Cliff Richard Reveals How a Single Elvis Song Changed His Life Forever
For Sir Cliff Richard, the defining moment of his musical destiny came not on a stage or in a studio, but beside a parked car in rural Hertfordshire on an ordinary day in May 1956. He was a teenager then, wandering with friends Norman Mitham and Terry Smart, when a distinctive green Citroën with a curved back caught their attention. But it wasn’t the car’s unusual shape that left an indelible mark—it was the sound drifting from its open window.
Through the static of the radio came a voice unlike anything they had ever heard: “We-e-e-e-ll, since my baby left me…”
“Wow! I had never heard anything like it in my life,” Cliff recalled in an excerpt from his memoir A Head Full of Music, published in The Guardian. “Norman, Terry and I spent the whole afternoon gabbling about how great it had sounded, and how we had to find out what it was.”

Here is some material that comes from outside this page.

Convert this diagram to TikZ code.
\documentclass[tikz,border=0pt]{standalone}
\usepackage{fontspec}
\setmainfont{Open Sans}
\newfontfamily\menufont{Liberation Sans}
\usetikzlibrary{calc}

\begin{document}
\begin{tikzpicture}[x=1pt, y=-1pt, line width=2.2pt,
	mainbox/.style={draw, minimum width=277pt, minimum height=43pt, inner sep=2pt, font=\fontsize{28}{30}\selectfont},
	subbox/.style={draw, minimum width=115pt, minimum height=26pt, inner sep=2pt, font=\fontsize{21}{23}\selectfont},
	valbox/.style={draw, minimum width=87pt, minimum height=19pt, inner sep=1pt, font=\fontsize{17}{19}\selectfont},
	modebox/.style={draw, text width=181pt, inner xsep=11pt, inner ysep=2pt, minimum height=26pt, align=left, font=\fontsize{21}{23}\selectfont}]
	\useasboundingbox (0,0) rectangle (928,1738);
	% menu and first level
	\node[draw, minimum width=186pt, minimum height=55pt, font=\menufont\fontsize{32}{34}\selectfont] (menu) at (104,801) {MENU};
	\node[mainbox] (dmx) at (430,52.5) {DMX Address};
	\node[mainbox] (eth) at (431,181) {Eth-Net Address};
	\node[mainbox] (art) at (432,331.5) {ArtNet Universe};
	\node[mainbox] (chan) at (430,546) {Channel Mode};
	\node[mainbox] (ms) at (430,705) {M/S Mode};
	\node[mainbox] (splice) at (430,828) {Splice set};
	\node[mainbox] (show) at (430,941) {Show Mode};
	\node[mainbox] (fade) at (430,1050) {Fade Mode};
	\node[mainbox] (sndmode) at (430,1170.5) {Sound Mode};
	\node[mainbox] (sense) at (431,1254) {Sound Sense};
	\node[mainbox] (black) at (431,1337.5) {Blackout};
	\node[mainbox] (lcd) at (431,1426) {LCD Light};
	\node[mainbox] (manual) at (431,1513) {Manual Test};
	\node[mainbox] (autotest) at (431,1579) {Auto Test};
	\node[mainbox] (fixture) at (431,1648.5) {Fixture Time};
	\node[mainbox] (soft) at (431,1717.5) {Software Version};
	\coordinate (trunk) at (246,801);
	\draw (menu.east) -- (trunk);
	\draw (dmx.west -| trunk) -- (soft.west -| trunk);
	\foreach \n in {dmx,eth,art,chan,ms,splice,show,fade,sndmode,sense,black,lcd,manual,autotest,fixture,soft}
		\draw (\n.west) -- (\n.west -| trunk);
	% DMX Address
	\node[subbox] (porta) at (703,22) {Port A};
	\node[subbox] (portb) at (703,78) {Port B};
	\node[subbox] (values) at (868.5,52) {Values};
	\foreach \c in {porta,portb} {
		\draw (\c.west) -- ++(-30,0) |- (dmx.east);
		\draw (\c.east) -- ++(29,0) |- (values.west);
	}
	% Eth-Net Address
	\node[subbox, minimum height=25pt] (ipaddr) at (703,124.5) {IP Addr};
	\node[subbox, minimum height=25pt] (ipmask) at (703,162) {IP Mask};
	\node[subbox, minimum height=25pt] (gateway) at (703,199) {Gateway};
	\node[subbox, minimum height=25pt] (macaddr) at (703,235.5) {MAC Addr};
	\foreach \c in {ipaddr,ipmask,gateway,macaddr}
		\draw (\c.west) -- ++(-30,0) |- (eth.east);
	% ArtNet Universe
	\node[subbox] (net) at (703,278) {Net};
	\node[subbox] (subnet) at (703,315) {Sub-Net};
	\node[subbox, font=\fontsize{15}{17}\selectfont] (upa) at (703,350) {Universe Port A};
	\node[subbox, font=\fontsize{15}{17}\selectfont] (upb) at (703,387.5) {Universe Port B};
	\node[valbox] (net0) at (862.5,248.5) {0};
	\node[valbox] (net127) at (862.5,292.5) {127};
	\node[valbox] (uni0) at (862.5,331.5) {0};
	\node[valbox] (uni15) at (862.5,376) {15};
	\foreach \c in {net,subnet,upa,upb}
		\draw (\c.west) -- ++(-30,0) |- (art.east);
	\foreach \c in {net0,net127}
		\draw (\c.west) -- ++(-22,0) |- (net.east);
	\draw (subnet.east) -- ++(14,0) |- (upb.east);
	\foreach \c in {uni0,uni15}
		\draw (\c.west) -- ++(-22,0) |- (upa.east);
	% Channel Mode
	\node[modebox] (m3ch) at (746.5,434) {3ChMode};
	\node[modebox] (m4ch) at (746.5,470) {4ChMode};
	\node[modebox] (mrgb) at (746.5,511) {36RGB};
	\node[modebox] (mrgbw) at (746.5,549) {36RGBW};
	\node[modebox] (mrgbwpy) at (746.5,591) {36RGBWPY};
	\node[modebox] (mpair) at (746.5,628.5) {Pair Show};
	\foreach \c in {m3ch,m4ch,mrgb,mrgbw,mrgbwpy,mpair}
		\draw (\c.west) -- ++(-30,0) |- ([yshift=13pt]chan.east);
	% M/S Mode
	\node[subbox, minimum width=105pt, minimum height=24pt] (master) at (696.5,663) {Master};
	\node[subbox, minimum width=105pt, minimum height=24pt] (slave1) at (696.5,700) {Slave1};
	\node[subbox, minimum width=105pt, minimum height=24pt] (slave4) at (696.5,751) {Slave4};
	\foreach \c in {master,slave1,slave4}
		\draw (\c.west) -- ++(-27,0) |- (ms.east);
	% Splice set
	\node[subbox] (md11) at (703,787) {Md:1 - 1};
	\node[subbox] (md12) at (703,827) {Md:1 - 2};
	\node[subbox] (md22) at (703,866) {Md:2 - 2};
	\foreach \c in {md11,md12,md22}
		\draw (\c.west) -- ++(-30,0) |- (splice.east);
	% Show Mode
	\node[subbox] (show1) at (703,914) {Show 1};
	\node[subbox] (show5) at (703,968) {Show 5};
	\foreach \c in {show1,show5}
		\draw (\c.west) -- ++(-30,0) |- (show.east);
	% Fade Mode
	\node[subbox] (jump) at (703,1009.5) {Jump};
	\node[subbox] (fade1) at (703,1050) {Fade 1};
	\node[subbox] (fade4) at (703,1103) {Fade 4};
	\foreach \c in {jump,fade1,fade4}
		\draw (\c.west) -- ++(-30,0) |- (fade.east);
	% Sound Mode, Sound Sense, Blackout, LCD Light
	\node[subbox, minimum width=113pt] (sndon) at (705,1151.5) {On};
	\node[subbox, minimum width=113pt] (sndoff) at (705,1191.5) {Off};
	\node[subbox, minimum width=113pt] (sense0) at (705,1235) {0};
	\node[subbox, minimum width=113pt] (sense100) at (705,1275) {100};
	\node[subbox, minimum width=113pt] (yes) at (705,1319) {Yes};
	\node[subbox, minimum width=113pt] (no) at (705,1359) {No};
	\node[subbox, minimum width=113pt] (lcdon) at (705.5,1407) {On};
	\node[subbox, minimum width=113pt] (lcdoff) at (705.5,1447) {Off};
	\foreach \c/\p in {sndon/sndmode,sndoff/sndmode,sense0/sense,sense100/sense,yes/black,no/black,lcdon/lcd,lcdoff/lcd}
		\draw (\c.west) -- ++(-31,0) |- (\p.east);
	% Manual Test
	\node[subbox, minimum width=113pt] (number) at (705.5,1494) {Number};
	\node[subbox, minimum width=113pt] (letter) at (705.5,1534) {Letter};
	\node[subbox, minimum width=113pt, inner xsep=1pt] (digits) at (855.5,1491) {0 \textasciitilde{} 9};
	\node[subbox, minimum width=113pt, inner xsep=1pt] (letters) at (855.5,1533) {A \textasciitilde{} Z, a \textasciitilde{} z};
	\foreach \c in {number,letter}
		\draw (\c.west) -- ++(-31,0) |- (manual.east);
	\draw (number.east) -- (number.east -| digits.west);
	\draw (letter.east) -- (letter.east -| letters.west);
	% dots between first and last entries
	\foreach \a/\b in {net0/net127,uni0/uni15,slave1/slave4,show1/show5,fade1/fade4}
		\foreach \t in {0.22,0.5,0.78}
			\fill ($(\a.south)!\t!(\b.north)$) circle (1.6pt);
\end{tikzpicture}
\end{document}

The song was Elvis Presley’s “Heartbreak Hotel,” and for the young Cliff, it was an awakening. “Elvis sounded like he was singing for me. To me,” he said. “Nobody my age would have been inspired by Frank Sinatra or Bing Crosby. Elvis was different. He sounded so young, so cool, so now. He was passionate, powerful—like he had secrets you needed to learn.”
From that day, Cliff became obsessed. He scoured for information about Presley, absorbing every detail—his voice, his style, even his quirks. When he saw his first photograph of Elvis, Cliff was struck by the image: “That quiff! That curled lip! I couldn’t believe how cool he looked.” He even began eating peanut butter and jam on toast, attempting to mimic the American diet of his new idol.
But admiration wasn’t enough—Cliff wanted to meet him. In the late 1950s, he traveled to Bad Nauheim, Germany, where Elvis was serving his military duty. Summoning his nerve, Cliff knocked on the door of Presley’s temporary residence. “This great big brute of an American opened the door,” Cliff recalled. “‘Is Elvis in?’ I asked. ‘No, he’s not,’ he said. I told him I was a singer from England and asked if he could pass on my hello. Then we ran off. Looking back, it was so silly.”
Years later, he had another opportunity, this time in the United States. Yet he declined, a decision he now regrets deeply. By then, Elvis’s health and weight had changed dramatically, and Cliff hoped to wait for a time when his hero would look more like the young man who had inspired him. “I thought, ‘I’ll wait until the next movie—he always got back in shape for those.’ But within a year, he was gone,” Cliff admitted. “I would give anything to go back and say, ‘I’ll have the picture.’ I’d rather have had one with him overweight than none now.”
For Cliff Richard, Elvis Presley was more than an influence—he was the spark that ignited a lifelong career. That moment beside the green Citroën didn’t just introduce him to a song; it introduced him to a vision of who he could become. And though they never met, the connection was profound enough to shape one of Britain’s most enduring musical legacies.
“Elvis changed everything for me,” Cliff said. “From the first note, I knew—this is it. This is who I want to be.”